» **Exercise goal**: Copy every entry word for word. Skip the pictures.

» **Material to process**:
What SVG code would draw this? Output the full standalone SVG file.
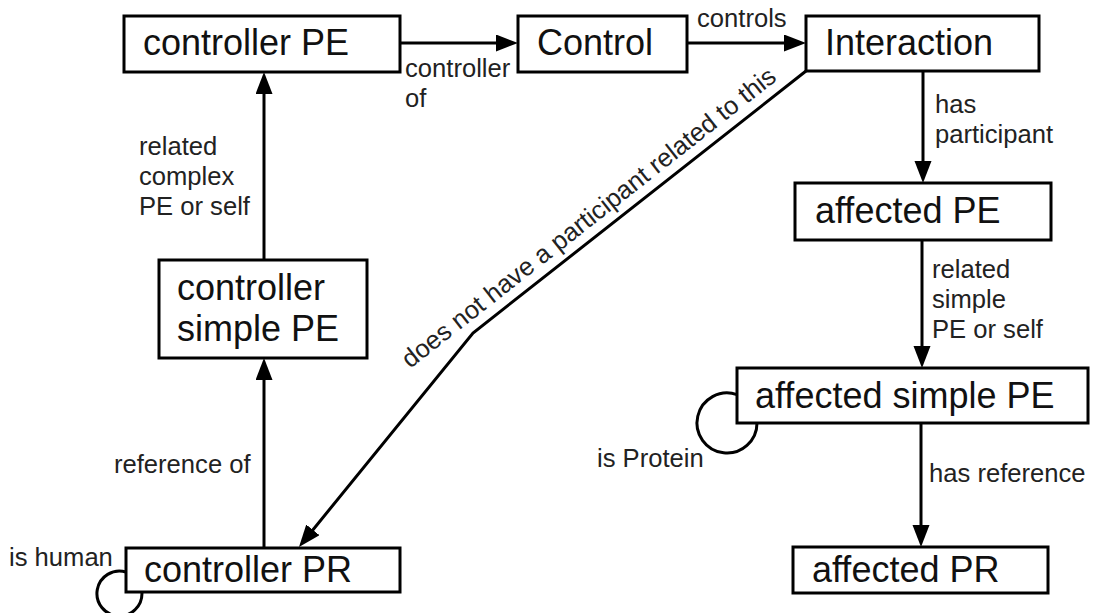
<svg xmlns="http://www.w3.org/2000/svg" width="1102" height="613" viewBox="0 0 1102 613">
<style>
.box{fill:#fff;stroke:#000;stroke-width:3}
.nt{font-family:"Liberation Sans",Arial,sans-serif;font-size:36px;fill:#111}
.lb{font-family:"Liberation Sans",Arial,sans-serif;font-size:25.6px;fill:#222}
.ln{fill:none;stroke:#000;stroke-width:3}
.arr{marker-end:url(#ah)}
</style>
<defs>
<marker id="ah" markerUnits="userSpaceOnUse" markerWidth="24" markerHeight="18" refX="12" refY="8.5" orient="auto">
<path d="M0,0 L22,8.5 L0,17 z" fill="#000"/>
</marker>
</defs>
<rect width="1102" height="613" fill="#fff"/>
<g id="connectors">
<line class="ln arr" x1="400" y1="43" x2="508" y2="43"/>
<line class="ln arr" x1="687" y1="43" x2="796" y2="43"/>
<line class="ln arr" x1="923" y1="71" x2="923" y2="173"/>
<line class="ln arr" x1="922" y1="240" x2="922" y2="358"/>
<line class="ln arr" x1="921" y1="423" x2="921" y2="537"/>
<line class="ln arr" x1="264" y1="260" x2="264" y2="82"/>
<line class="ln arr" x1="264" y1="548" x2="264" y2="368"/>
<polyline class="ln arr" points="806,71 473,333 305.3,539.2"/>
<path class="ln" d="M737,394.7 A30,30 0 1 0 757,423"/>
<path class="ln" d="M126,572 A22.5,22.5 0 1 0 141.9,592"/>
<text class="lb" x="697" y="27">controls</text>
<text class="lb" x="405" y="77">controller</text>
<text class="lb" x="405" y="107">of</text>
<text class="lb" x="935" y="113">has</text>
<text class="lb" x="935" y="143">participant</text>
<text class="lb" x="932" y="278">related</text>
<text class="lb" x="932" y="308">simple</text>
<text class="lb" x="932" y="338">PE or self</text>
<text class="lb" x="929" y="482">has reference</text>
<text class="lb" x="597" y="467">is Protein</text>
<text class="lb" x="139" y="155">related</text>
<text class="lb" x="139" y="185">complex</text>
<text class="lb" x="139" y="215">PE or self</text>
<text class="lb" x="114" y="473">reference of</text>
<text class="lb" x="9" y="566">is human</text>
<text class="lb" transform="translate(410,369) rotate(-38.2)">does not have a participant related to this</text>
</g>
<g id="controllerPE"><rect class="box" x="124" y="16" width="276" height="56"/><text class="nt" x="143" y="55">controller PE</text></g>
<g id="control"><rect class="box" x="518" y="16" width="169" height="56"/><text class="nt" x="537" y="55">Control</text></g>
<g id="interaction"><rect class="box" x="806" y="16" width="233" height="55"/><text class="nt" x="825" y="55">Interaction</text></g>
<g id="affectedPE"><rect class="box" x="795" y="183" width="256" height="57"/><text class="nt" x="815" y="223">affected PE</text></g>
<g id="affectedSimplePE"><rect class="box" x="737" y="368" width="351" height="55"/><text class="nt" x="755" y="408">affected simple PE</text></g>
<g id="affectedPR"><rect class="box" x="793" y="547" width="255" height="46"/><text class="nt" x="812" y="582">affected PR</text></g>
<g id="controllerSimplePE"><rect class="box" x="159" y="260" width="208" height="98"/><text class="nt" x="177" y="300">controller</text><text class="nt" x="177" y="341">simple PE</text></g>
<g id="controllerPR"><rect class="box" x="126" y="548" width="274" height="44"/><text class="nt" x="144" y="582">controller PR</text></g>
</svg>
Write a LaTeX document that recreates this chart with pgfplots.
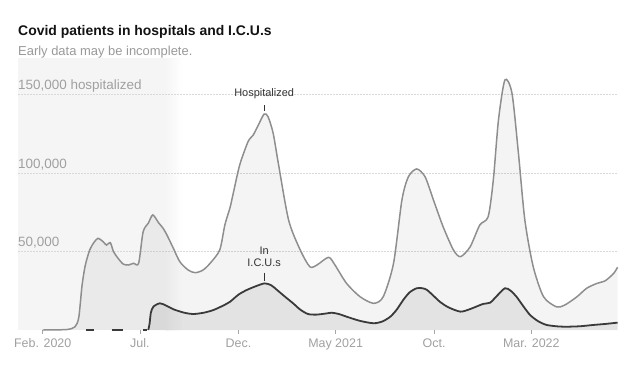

» **Output for this task**:
What SVG code would draw this? Output the full standalone SVG file.
<svg xmlns="http://www.w3.org/2000/svg" width="1102" height="613" viewBox="0 0 1102 613">
<style>
.box{fill:#fff;stroke:#000;stroke-width:3}
.nt{font-family:"Liberation Sans",Arial,sans-serif;font-size:36px;fill:#111}
.lb{font-family:"Liberation Sans",Arial,sans-serif;font-size:25.6px;fill:#222}
.ln{fill:none;stroke:#000;stroke-width:3}
.arr{marker-end:url(#ah)}
</style>
<defs>
<marker id="ah" markerUnits="userSpaceOnUse" markerWidth="24" markerHeight="18" refX="12" refY="8.5" orient="auto">
<path d="M0,0 L22,8.5 L0,17 z" fill="#000"/>
</marker>
</defs>
<rect width="1102" height="613" fill="#fff"/>
<g id="connectors">
<line class="ln arr" x1="400" y1="43" x2="508" y2="43"/>
<line class="ln arr" x1="687" y1="43" x2="796" y2="43"/>
<line class="ln arr" x1="923" y1="71" x2="923" y2="173"/>
<line class="ln arr" x1="922" y1="240" x2="922" y2="358"/>
<line class="ln arr" x1="921" y1="423" x2="921" y2="537"/>
<line class="ln arr" x1="264" y1="260" x2="264" y2="82"/>
<line class="ln arr" x1="264" y1="548" x2="264" y2="368"/>
<polyline class="ln arr" points="806,71 473,333 305.3,539.2"/>
<path class="ln" d="M737,394.7 A30,30 0 1 0 757,423"/>
<path class="ln" d="M126,572 A22.5,22.5 0 1 0 141.9,592"/>
<text class="lb" x="697" y="27">controls</text>
<text class="lb" x="405" y="77">controller</text>
<text class="lb" x="405" y="107">of</text>
<text class="lb" x="935" y="113">has</text>
<text class="lb" x="935" y="143">participant</text>
<text class="lb" x="932" y="278">related</text>
<text class="lb" x="932" y="308">simple</text>
<text class="lb" x="932" y="338">PE or self</text>
<text class="lb" x="929" y="482">has reference</text>
<text class="lb" x="597" y="467">is Protein</text>
<text class="lb" x="139" y="155">related</text>
<text class="lb" x="139" y="185">complex</text>
<text class="lb" x="139" y="215">PE or self</text>
<text class="lb" x="114" y="473">reference of</text>
<text class="lb" x="9" y="566">is human</text>
<text class="lb" transform="translate(410,369) rotate(-38.2)">does not have a participant related to this</text>
</g>
<g id="controllerPE"><rect class="box" x="124" y="16" width="276" height="56"/><text class="nt" x="143" y="55">controller PE</text></g>
<g id="control"><rect class="box" x="518" y="16" width="169" height="56"/><text class="nt" x="537" y="55">Control</text></g>
<g id="interaction"><rect class="box" x="806" y="16" width="233" height="55"/><text class="nt" x="825" y="55">Interaction</text></g>
<g id="affectedPE"><rect class="box" x="795" y="183" width="256" height="57"/><text class="nt" x="815" y="223">affected PE</text></g>
<g id="affectedSimplePE"><rect class="box" x="737" y="368" width="351" height="55"/><text class="nt" x="755" y="408">affected simple PE</text></g>
<g id="affectedPR"><rect class="box" x="793" y="547" width="255" height="46"/><text class="nt" x="812" y="582">affected PR</text></g>
<g id="controllerSimplePE"><rect class="box" x="159" y="260" width="208" height="98"/><text class="nt" x="177" y="300">controller</text><text class="nt" x="177" y="341">simple PE</text></g>
<g id="controllerPR"><rect class="box" x="126" y="548" width="274" height="44"/><text class="nt" x="144" y="582">controller PR</text></g>
</svg>
Write a LaTeX document that recreates this chart with pgfplots.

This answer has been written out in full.